The new probe builds on the group’s earlier research creating ORPAM devices. The group has previously created a wearable ORPAM device, but at 8 grams, it was too heavy for the mice to wear and still move freely. Cutting the weight to 1.8 grams and more than doubling the size of the field of view, the new microscope is the first to allow ORPAM imaging in freely moving mice.
The researchers hope the new detachable probe will open the doors for long-term studies of neurological disorders and neurodegenerative diseases that can be induced by blood flow restriction, such as epilepsy, Alzheimer disease, and Parkinson disease.
Detaching the probe
Schematic of probe configuration. [Image: H. Guo et al., Opt. Lett. 46, 6055 (2021)]
The probe, which contains an optical fiber, a miniaturized optical scanner and a small piezo-electric ultrasonic transducer, also differs from its predecessor in its removability. Using three pairs of magnets, the probe can be repetitively attached and detached to a permanent mount on a mouse’s skull.

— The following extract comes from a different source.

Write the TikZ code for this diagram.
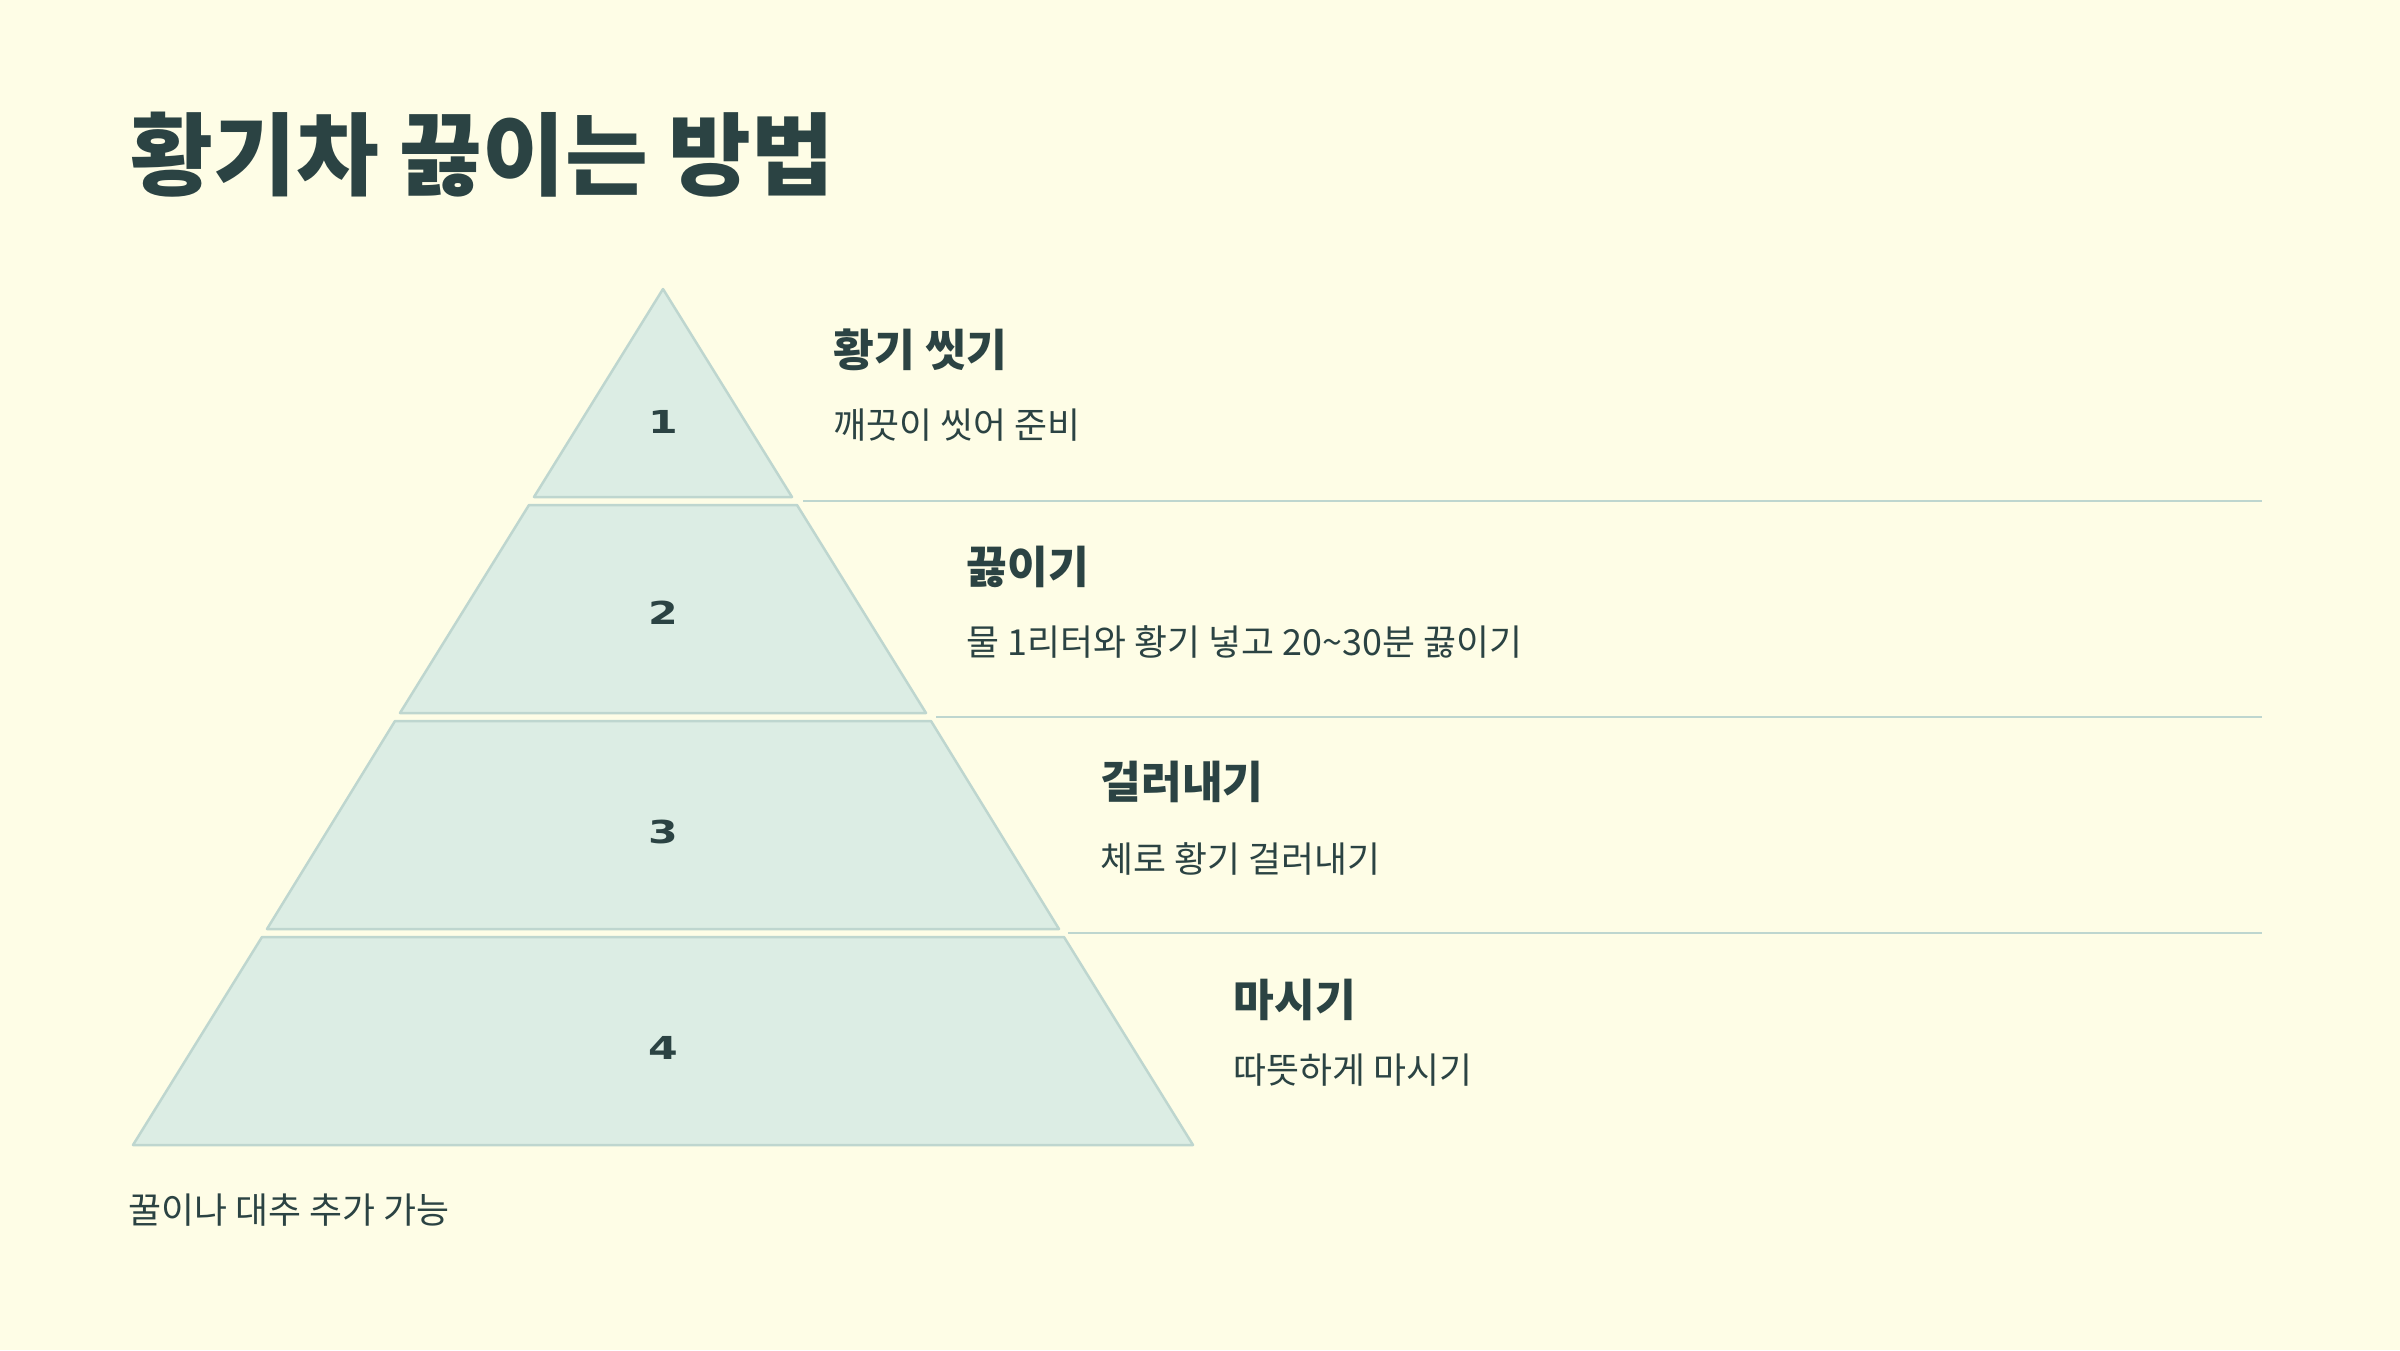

The researchers have tested the probe on synthetic tissue and on mice, where it imaged vascular networks over 40 minutes. A seven-day study was also conducted, showing the probe’s potential for long-term research.

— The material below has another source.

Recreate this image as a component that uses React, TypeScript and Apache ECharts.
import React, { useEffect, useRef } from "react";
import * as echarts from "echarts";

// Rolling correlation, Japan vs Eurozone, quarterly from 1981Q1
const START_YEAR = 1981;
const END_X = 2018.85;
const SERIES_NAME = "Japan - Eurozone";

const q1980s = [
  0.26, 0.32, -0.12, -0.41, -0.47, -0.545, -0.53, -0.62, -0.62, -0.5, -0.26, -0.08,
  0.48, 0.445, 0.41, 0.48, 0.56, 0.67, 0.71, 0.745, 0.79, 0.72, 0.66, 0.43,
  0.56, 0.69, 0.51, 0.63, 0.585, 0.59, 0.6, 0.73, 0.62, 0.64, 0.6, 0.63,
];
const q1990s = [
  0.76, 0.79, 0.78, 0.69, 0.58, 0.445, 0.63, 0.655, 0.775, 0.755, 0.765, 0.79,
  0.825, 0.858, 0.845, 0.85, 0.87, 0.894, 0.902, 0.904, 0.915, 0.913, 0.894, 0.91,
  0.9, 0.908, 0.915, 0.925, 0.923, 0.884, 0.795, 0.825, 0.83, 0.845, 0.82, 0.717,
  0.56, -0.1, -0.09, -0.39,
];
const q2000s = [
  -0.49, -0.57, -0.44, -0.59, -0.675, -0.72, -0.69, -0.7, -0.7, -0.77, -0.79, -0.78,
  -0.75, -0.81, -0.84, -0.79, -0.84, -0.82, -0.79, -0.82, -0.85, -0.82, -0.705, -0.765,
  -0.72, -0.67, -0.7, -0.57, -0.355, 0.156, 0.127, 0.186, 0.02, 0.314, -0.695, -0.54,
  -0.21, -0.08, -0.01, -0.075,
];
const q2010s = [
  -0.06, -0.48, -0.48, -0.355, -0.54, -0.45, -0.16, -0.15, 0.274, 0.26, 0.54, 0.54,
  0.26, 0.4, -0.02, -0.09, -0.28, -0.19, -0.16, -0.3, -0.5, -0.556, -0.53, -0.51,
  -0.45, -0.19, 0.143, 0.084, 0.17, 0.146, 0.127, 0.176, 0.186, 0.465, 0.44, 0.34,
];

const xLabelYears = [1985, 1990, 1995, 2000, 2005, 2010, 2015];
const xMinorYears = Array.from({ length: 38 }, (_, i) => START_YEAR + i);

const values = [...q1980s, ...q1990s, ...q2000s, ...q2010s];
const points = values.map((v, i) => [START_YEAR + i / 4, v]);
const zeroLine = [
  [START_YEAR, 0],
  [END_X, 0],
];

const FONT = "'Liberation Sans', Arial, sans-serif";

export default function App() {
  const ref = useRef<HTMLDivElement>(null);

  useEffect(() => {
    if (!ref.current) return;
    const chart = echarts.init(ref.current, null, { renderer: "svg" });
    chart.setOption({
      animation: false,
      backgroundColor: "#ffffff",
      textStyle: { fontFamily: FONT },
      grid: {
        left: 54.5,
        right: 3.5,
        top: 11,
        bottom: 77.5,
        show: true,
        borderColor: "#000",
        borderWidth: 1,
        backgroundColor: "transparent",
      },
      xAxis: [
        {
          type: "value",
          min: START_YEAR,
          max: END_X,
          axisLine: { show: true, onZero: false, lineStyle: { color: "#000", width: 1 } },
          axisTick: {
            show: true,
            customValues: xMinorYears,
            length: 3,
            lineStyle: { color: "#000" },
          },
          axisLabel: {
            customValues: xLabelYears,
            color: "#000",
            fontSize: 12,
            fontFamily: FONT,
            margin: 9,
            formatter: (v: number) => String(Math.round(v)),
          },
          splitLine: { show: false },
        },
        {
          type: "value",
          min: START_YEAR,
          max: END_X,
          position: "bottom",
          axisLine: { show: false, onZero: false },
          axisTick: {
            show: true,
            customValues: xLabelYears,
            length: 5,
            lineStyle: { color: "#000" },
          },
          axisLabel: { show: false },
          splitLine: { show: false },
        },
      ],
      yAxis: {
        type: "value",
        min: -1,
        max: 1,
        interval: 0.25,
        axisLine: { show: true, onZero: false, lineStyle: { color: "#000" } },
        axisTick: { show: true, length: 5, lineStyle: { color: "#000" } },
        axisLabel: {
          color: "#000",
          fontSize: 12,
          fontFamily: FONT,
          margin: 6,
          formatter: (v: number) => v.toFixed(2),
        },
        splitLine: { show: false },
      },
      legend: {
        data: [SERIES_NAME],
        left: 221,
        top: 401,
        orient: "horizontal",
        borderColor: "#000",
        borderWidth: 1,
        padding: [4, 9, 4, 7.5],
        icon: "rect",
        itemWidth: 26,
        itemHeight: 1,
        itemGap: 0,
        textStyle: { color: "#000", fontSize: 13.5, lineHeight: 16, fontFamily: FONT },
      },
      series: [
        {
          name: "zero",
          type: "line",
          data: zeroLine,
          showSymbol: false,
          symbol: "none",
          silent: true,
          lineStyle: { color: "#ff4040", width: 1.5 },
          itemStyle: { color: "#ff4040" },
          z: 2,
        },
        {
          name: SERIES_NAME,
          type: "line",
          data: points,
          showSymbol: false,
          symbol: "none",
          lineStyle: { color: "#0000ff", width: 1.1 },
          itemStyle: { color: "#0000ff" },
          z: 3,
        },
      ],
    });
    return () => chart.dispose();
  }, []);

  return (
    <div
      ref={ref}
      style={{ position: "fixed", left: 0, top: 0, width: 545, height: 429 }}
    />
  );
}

The researchers plan to continue improving the device, aiming to boost the resolution and imaging speed. This will help researchers better study links between brain activity and diseases.
“The work in this paper is our first step. In future, we will develop a probe with better performance, such as capillary-level resolution, video-rate imaging speed and a large field of view to cover the entire cerebral cortex,” Xi said. “Based on this new probe, we will perform more meaningful studies to find out more secrets of the brain.”